Malaria 2018

Annual report on imported malaria 2018

Annual report on imported malaria 2018

In 2018, the Danish Departments of Clinical Microbiology (DCMs) and Statens Serum Institut (SSI) detected a total of 64 cases of malaria imported to Denmark, Table 1. The annual report is based partly on mandatory notifications submitted to the SSI, partly on supplementary data extraction from the Danish Microbiology Database (the MIBA). The DMCs notified 44 cases, but according to the MIBA, an additional 20 malaria cases were diagnosed in Denmark in 2018, but not notified to the SSI. In cases with missing information about country of infection, such information was obtained by contacting the hospitals.

Table 1. Number of malaria cases imported to Denmark, by place of infection and type of malaria, 2018.


Of the 64 malaria cases, the majority (85 cases, 91%) were acquired during travel in Africa, geographically equally distributed between countries located in Western, Eastern and Southern Africa, respectively. Only five cases were acquired in Asia, including four in Afghanistan, whereas a single case was acquired in either Thailand or Malaysia in Southeast Asia. A single malaria case was acquired in Papua New Guinea in Oceania, whereas no cases were observed from Central or South America in 2018.

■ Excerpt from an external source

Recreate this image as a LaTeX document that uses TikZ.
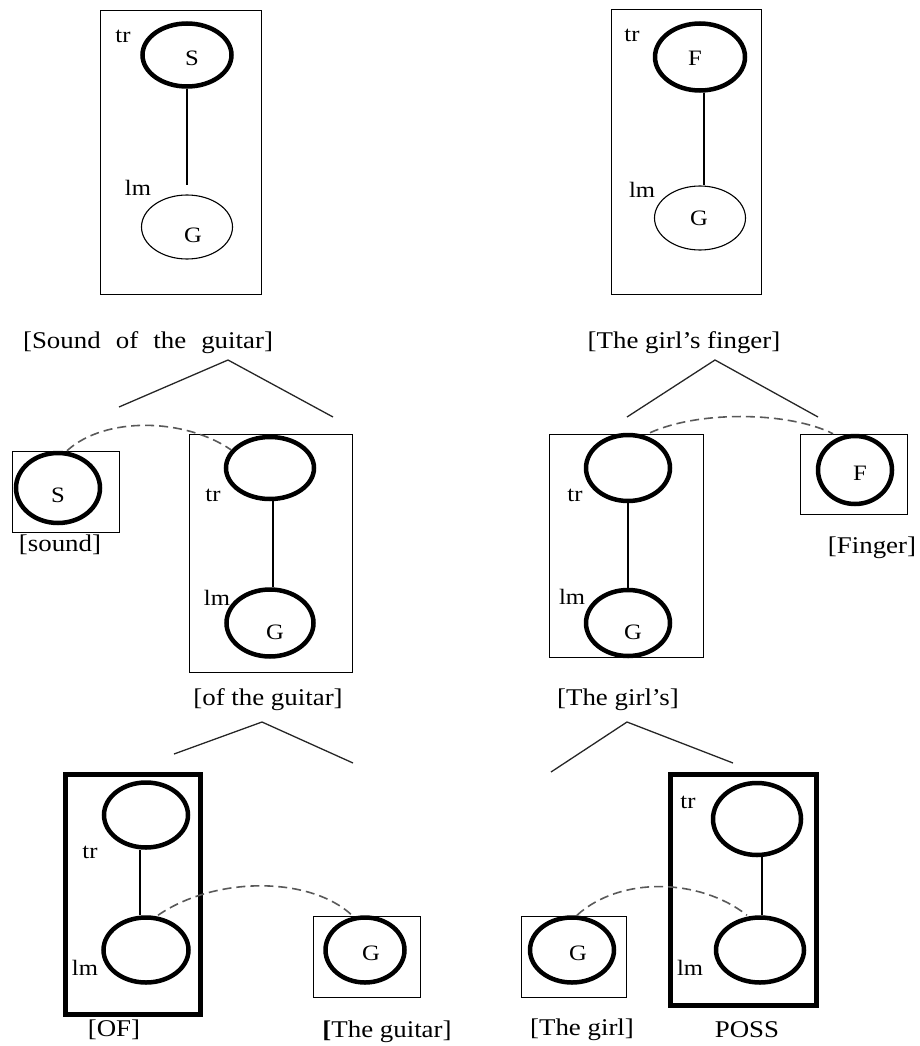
\documentclass[tikz,border=0pt]{standalone}
\usepackage{fontspec}
\setmainfont[FakeStretch=1.12]{Liberation Serif}
\usetikzlibrary{shapes.geometric}
\begin{document}
\begin{tikzpicture}[x=1pt,y=-1pt,
  bx/.style={draw, rectangle, line width=1.6pt, inner sep=0pt},
  bxthick/.style={draw, rectangle, line width=4.5pt, inner sep=0pt},
  ethick/.style={draw, ellipse, line width=4.5pt, inner sep=0pt},
  ethin/.style={draw, ellipse, line width=1.1pt, inner sep=0pt},
  big/.style={font=\fontsize{24}{28}\selectfont, inner sep=0pt},
  sml/.style={font=\fontsize{22}{26}\selectfont, inner sep=0pt},
  dsh/.style={draw=black!65, line width=1.6pt, dash pattern=on 9pt off 5pt},
  tree/.style={line width=1.3pt, draw=black!85},
  link/.style={line width=1.6pt}]
\useasboundingbox (0,0) rectangle (919,1046);

% ---------- top left ----------
\node[bx, minimum width=161pt, minimum height=284pt] (b1) at (181,152.5) {};
\node[ethick, minimum width=89pt, minimum height=63pt] (s1) at (187,55) {};
\node[sml] (s1t) at (192,58) {S};
\node[sml] (tr1) at (123,36) {tr};
\node[ethin, minimum width=91pt, minimum height=64pt] (g1) at (187,227) {};
\node[sml] (g1t) at (193,235) {G};
\node[sml] (lm1) at (138,188) {lm};
\coordinate (c1) at (187,185);
\draw[link] (s1.south) -- (c1);

% ---------- top right ----------
\node[bx, minimum width=150pt, minimum height=285pt] (b2) at (686.5,152) {};
\node[ethick, minimum width=90pt, minimum height=67pt] (f1) at (700,57) {};
\node[sml] (f1t) at (695,58) {F};
\node[sml] (tr2) at (632,35) {tr};
\node[ethin, minimum width=91pt, minimum height=64pt] (g2) at (700,218) {};
\node[sml] (g2t) at (699,218) {G};
\node[sml] (lm2) at (642,190) {lm};
\draw[line width=1.1pt] ([xshift=4pt]f1.south) -- ([xshift=4pt]g2.north);

% ---------- labels row 1 ----------
\node[big] (l1) at (148,343) {[Sound\hspace{0.35em} of\hspace{0.35em} the\hspace{0.35em} guitar]};
\node[big] (l2) at (684,343) {[The girl’s finger]};
\coordinate (t1a) at (228,360);
\coordinate (t1l) at (119,407);
\coordinate (t1r) at (333,417);
\draw[tree] (t1l) -- (t1a) -- (t1r);
\coordinate (t2a) at (715,360);
\coordinate (t2l) at (627,417);
\coordinate (t2r) at (818,417);
\draw[tree] (t2l) -- (t2a) -- (t2r);

% ---------- middle left ----------
\node[bx, minimum width=107pt, minimum height=81pt] (b3) at (66,492) {};
\node[ethick, minimum width=84pt, minimum height=70pt] (s2) at (58,488) {};
\node[sml] (s2t) at (58,495) {S};
\node[big] (l3) at (60,545) {[sound]};

\node[bx, minimum width=163pt, minimum height=238pt] (b4) at (271,553.5) {};
\node[ethick, minimum width=88pt, minimum height=62pt] (og1) at (270,468) {};
\node[ethick, minimum width=87pt, minimum height=67pt] (og2) at (270,623) {};
\node[sml] (tr3) at (213,495) {tr};
\node[sml] (lm3) at (217,598) {lm};
\node[sml] (og2t) at (275,632) {G};
\draw[link] ([xshift=3pt]og1.south) -- ([xshift=3pt]og2.north);
\node[big] (l4) at (268,700) {[of the guitar]};
\draw[dsh] ([xshift=9pt]s2.north) .. controls (105,416) and (185,418) .. (og1.155);

% ---------- middle right ----------
\node[bx, minimum width=154pt, minimum height=223pt] (b5) at (626.5,546) {};
\node[ethick, minimum width=84pt, minimum height=66pt] (gs1) at (628,468) {};
\node[ethick, minimum width=84pt, minimum height=66pt] (gs2) at (628,623) {};
\node[sml] (tr4) at (575,495) {tr};
\node[sml] (lm4) at (572,597) {lm};
\node[sml] (gs2t) at (633,632) {G};
\draw[link] (gs1.south) -- (gs2.north);
\node[big] (l5) at (618,700) {[The girl’s]};

\node[bx, minimum width=107pt, minimum height=80pt] (b6) at (854,474.5) {};
\node[ethick, minimum width=74pt, minimum height=68pt] (f3) at (855,470) {};
\node[sml] (f3t) at (860,473) {F};
\node[big] (l6) at (872,548) {[Finger]};
\draw[dsh] ([xshift=22pt]gs1.north) .. controls (700,410) and (790,412) .. ([xshift=-22pt]f3.north);

% ---------- tree lines row 2 ----------
\coordinate (t3a) at (262,722);
\coordinate (t3l) at (174,754);
\coordinate (t3r) at (353,763);
\draw[tree] (t3l) -- (t3a) -- (t3r);
\coordinate (t4a) at (627,722);
\coordinate (t4l) at (551,772);
\coordinate (t4r) at (733,763);
\draw[tree] (t4l) -- (t4a) -- (t4r);

% ---------- bottom left ----------
\node[bxthick, minimum width=135pt, minimum height=240pt] (b7) at (133,894.5) {};
\node[ethick, minimum width=84pt, minimum height=65pt] (ofa) at (146,815) {};
\node[ethick, minimum width=85pt, minimum height=65pt] (ofb) at (146,950) {};
\node[sml] (tr5) at (90,852) {tr};
\node[sml] (lm5) at (85,968) {lm};
\draw[link] ([xshift=-6pt]ofa.south) -- ([xshift=-6pt]ofb.north);
\node[big] (l7) at (114,1030) {[OF]};

\node[bx, minimum width=107pt, minimum height=81pt] (b8) at (367,957) {};
\node[ethick, minimum width=79pt, minimum height=65pt] (g8) at (365,950) {};
\node[sml] (g8t) at (371,953) {G};
\node[big] (l8) at (387,1032) {\textbf{[}The guitar]};
\draw[dsh] ([xshift=12pt]ofb.north) .. controls (215,876) and (310,876) .. ([xshift=-13pt]g8.north);

% ---------- bottom right ----------
\node[bx, minimum width=105pt, minimum height=81pt] (b9) at (574,957) {};
\node[ethick, minimum width=84pt, minimum height=65pt] (g9) at (572,950) {};
\node[sml] (g9t) at (578,953) {G};
\node[big] (l9) at (582,1030) {[The girl]};

\node[bxthick, minimum width=146pt, minimum height=231pt] (b10) at (743.5,890) {};
\node[ethick, minimum width=88pt, minimum height=72pt] (posa) at (757,819) {};
\node[ethick, minimum width=88pt, minimum height=65pt] (posb) at (760,950) {};
\node[sml] (tr6) at (688,802) {tr};
\node[sml] (lm6) at (690,968) {lm};
\draw[line width=1.2pt] ([xshift=5pt]posa.south) -- ([xshift=2pt]posb.north);
\node[big] (l10) at (747,1030) {POSS};
\draw[dsh] ([xshift=5pt]g9.north) .. controls (620,876) and (700,878) .. ([xshift=-13pt]posb.north);
\end{tikzpicture}
\end{document}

The majority of cases, 49 (78%), were caused by Plasmodium falciparum infection. Additionally, 10 cases (16%) were seen of Plasmodium vivax, two cases of Plasmodium ovale, one case of Plasmodium malariae and a case of Plasmodium cynomolgi, a zoonotic species of malaria usually only seen in monkeys in Southeast Asia. One case could not be identified by species but was identified as Plasmodium by DNA analysis.

In 2018, all cases of P. falciparum were acquired in Africa. From Africa, additional five cases of P. vivax were seen, two cases of P. ovale and one case of P. malariae. The five cases of P. vivax were all seen in travellers from Eritrea/Ethiopia, as has been the case in recent years, but this trend was decreasing. From Asia, no cases were seen of P. falciparum, but four cases were seen of P. vivax from Afghanistan and one case of P. cynomolgi acquired in either Thailand or Malaysia. The case imported from Papua New Guinea was also caused by P. vivax.

The median age for the reported malaria cases was 37 years (range 4 to 73 years). Slightly more male than female travellers had become infected, 37 and 27 persons, respectively.

A majority of 42 (66%) of all imported malaria cases were seen in travellers of non-Danish origin, including five cases in children below 10 years of age.

In Denmark, one death due to malaria was recorded in 2018: A Danish man returning from West Africa. The specifics of the disease course currently remain unknown.

Figure 1 presents the development in the number of malaria cases imported to Denmark since 1998, by place of infection, whereas Figure 2 presents the development in the number of cases by type of malaria detected in Denmark since 1998. The curves illustrate a marked decrease in imported malaria in 2018, which may partly be explained by the decline in the cases of vivax malaria among refugees and migrants from Eritrea/Ethiopia, which increased considerably during the 2014-2016 period.



This report is also described in EPI-NEWS 27a/19.